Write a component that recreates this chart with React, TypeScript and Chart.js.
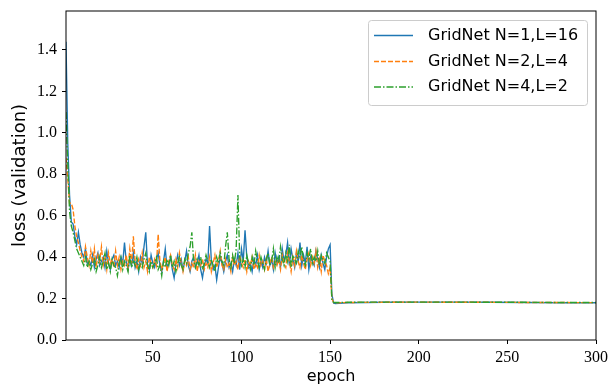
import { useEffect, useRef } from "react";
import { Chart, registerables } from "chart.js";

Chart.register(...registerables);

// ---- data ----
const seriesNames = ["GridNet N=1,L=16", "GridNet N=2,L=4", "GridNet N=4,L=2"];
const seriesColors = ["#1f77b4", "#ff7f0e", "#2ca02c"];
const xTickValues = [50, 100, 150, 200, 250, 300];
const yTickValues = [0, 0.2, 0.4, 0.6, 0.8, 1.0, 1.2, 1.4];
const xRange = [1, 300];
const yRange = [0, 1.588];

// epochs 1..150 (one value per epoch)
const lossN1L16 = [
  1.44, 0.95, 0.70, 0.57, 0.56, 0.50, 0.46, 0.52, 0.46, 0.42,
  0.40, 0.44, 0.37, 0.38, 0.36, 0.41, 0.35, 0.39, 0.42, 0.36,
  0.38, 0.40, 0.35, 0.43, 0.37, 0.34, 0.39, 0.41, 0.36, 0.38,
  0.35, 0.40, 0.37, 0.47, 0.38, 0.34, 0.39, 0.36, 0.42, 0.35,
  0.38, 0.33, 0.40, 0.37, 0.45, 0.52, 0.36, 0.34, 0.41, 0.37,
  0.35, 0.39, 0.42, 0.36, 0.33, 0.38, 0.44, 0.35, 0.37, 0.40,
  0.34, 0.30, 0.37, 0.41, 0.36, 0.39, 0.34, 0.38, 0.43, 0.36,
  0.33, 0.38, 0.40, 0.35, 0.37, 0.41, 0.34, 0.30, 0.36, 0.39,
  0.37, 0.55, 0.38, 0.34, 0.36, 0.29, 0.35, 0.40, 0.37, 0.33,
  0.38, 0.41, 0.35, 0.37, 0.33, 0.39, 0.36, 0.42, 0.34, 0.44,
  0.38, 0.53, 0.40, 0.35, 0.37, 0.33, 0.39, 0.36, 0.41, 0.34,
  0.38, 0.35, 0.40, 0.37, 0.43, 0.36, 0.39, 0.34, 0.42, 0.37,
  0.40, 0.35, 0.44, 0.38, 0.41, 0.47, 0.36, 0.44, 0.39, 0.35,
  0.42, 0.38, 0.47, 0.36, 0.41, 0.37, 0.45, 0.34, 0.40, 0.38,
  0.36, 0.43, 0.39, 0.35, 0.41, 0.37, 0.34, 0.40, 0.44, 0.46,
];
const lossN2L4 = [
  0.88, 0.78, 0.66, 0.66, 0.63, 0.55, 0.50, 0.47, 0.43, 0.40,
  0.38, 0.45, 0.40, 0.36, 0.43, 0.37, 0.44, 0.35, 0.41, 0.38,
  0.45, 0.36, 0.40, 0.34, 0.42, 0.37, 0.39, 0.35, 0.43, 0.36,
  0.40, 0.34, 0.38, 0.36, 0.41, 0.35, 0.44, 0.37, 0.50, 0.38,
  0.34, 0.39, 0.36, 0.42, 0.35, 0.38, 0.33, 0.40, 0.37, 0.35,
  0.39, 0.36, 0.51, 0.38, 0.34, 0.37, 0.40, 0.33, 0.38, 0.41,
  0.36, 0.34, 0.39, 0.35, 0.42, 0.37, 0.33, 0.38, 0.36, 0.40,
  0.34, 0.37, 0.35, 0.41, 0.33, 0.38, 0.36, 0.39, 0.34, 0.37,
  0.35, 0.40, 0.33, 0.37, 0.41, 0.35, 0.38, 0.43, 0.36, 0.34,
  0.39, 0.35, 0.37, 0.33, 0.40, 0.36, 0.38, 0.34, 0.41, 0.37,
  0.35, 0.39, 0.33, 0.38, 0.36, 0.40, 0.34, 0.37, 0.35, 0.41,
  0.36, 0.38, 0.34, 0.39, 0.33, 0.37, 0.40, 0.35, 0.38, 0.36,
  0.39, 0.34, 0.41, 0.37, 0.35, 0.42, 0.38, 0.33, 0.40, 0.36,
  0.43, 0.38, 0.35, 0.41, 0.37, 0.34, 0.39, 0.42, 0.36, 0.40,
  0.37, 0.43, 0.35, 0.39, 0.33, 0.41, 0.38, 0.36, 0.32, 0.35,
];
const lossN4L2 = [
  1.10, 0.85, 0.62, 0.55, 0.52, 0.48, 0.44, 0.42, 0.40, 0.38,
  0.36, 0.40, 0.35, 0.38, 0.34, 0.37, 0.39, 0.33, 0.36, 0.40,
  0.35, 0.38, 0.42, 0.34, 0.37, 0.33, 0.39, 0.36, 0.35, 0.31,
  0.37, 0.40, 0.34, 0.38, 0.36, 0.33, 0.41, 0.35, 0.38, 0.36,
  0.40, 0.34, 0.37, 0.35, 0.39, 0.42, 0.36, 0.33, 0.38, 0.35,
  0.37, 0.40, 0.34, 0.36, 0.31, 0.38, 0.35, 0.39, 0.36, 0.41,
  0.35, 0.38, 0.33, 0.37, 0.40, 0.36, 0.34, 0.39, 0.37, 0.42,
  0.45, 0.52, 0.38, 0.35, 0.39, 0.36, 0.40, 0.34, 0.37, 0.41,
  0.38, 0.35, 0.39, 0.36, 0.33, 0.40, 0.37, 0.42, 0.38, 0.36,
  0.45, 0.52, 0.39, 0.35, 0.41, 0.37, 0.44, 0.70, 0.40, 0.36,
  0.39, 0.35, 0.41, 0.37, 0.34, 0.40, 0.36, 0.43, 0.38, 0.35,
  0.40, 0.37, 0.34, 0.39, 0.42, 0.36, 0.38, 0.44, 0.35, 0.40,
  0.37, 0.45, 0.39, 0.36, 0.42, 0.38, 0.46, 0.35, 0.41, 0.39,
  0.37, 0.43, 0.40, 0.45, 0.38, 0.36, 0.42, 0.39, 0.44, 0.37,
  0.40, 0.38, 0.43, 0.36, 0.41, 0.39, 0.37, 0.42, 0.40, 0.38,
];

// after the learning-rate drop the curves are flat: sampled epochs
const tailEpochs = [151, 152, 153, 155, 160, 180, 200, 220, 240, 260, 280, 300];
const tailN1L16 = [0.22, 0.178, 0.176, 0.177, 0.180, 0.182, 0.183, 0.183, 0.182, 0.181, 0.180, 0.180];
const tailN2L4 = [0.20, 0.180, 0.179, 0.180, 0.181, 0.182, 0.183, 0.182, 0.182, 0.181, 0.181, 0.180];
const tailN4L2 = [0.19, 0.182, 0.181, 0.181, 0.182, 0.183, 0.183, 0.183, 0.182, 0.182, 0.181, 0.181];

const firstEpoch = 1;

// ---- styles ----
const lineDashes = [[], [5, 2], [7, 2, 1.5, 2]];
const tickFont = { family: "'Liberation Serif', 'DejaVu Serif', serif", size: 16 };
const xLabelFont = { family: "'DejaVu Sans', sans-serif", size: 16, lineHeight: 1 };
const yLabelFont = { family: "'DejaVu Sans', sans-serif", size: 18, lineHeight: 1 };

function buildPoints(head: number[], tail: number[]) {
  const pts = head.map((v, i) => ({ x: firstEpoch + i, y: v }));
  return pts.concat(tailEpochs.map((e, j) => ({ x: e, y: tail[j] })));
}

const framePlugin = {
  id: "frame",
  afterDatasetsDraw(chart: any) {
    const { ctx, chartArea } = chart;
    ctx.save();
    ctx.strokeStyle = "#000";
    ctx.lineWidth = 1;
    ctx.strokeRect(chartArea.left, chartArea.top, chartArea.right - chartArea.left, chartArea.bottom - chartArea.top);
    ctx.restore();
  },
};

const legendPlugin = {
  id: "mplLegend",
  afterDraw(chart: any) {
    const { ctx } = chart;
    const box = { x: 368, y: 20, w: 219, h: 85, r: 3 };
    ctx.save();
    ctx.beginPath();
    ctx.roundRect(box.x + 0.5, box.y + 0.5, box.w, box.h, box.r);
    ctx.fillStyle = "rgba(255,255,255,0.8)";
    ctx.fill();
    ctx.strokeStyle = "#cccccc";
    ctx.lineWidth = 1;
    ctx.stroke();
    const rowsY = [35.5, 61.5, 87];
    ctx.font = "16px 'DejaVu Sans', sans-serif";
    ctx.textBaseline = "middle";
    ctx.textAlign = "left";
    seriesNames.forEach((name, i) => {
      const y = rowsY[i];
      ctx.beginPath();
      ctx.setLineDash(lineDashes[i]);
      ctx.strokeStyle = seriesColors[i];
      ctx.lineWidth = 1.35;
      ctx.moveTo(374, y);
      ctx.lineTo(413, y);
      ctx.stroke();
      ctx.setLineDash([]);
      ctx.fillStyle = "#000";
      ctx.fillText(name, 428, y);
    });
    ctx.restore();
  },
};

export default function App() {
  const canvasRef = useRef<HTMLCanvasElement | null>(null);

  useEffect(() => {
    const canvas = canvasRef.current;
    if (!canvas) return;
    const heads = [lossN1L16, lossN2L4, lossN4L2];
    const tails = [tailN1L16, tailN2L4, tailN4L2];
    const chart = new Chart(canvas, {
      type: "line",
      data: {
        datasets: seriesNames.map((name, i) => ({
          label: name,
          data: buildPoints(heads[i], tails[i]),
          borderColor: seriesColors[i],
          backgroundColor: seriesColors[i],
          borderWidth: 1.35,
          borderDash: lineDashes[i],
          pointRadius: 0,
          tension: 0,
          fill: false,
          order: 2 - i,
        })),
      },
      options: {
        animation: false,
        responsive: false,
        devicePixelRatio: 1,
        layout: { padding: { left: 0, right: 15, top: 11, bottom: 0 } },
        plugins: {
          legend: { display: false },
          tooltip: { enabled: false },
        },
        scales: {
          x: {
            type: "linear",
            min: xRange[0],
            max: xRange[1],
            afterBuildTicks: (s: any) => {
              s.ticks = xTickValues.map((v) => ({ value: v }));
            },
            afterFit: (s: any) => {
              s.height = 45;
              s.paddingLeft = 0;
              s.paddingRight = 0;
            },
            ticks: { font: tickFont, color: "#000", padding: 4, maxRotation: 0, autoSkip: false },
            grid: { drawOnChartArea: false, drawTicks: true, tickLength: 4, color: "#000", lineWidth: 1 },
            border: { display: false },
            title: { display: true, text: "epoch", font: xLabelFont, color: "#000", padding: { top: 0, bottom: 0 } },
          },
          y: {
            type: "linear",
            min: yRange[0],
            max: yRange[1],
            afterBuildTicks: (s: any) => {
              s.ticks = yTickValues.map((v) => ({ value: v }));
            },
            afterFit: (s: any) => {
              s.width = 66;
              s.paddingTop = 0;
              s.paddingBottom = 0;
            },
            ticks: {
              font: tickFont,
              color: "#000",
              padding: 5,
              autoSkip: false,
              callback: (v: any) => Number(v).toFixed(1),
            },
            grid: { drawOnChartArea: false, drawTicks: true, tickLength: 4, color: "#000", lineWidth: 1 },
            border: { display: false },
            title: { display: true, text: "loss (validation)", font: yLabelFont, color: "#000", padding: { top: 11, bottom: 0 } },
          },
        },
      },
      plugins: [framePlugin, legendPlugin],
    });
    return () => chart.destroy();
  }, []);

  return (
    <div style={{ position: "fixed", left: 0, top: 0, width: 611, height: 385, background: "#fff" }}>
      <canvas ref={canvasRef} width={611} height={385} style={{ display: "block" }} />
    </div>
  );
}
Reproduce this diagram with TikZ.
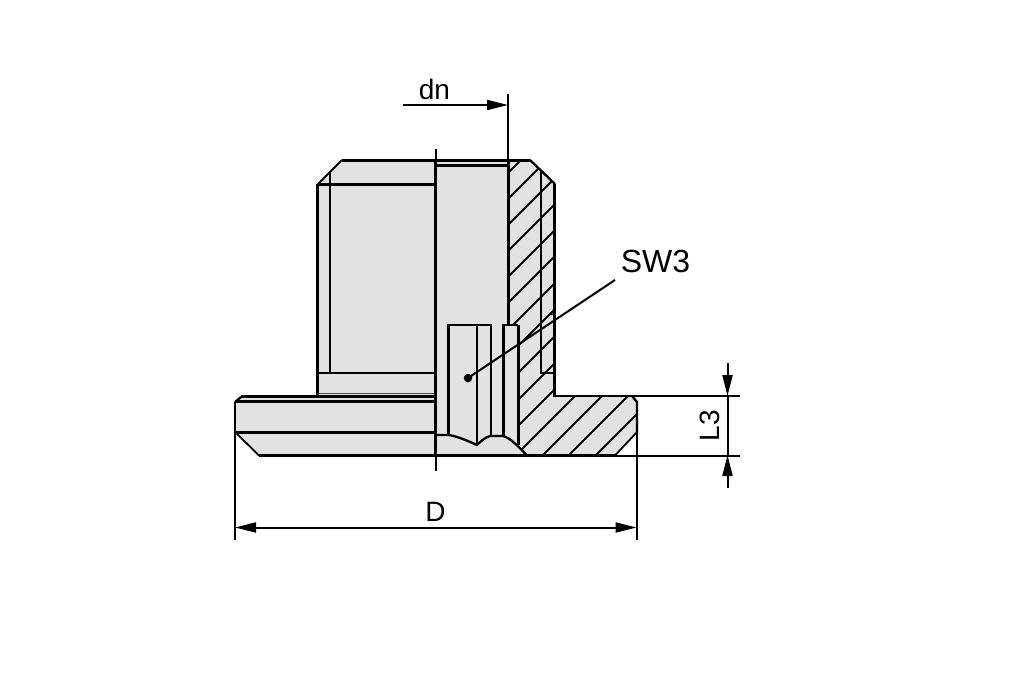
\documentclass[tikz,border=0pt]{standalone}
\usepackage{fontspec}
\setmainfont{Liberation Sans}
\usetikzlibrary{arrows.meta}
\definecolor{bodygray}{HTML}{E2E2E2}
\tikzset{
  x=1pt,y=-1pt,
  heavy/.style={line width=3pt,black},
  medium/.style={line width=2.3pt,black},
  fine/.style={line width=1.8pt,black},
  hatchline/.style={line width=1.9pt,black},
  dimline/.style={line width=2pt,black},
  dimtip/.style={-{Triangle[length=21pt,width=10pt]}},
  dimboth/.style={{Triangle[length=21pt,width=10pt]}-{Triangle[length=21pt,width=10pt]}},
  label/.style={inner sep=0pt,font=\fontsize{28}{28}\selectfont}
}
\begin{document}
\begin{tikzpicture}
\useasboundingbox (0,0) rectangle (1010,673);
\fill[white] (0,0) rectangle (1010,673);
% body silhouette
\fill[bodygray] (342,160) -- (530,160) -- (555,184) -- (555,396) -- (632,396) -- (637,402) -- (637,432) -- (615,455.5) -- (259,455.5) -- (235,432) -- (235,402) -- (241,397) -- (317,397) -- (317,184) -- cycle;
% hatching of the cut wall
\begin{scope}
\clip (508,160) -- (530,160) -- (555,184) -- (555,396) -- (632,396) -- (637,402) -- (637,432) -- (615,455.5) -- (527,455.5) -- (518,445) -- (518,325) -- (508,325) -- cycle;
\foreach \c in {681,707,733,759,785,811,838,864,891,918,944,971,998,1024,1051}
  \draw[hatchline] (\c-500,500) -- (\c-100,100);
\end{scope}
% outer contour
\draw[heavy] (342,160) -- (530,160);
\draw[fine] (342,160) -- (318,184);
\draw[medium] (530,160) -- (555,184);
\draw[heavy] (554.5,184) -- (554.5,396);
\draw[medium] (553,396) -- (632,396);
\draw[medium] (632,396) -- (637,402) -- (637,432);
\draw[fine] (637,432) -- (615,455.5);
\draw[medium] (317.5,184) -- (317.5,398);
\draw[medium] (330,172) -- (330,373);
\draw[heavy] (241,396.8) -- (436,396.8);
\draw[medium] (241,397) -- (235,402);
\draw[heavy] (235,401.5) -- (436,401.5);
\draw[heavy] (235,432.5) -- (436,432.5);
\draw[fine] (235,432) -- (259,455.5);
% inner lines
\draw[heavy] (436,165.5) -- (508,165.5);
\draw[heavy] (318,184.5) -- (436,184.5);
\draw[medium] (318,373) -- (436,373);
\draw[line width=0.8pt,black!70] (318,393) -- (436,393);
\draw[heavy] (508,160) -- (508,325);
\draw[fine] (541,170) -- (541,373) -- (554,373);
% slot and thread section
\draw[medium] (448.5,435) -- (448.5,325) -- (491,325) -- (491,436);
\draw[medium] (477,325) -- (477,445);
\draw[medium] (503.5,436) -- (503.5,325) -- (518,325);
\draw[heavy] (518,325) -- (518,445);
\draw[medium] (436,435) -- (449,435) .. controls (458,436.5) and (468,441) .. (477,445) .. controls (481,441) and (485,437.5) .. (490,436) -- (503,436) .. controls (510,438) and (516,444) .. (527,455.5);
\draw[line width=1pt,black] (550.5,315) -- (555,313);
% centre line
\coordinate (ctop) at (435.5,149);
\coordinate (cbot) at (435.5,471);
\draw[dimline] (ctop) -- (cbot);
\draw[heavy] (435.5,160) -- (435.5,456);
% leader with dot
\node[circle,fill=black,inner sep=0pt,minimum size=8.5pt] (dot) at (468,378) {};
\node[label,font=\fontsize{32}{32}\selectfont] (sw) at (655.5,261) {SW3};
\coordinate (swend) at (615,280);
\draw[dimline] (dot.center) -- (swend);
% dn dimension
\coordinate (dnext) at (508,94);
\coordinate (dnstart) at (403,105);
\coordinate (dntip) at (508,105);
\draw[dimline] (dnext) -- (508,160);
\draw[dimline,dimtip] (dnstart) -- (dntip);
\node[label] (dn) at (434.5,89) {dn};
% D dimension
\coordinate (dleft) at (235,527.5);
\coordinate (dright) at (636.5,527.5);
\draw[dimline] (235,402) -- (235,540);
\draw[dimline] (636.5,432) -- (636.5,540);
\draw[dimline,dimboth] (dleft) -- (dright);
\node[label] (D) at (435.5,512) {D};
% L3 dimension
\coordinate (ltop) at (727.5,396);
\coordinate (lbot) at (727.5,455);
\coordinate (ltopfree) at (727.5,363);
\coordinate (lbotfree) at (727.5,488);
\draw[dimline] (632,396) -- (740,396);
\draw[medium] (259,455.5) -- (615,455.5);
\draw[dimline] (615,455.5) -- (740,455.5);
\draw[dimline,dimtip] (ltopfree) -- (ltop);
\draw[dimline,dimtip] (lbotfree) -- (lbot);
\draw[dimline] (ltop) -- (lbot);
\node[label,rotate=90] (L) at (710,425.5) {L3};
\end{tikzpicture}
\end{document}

===============

__What is asked__.
Repeat exactly the lines from the start of the entries down to the line with "const yRange = [0, 1.588];", keeping both ends but none of the pictures.

__Written solution__.
Write a component that recreates this chart with React, TypeScript and Chart.js.
import { useEffect, useRef } from "react";
import { Chart, registerables } from "chart.js";

Chart.register(...registerables);

// ---- data ----
const seriesNames = ["GridNet N=1,L=16", "GridNet N=2,L=4", "GridNet N=4,L=2"];
const seriesColors = ["#1f77b4", "#ff7f0e", "#2ca02c"];
const xTickValues = [50, 100, 150, 200, 250, 300];
const yTickValues = [0, 0.2, 0.4, 0.6, 0.8, 1.0, 1.2, 1.4];
const xRange = [1, 300];
const yRange = [0, 1.588];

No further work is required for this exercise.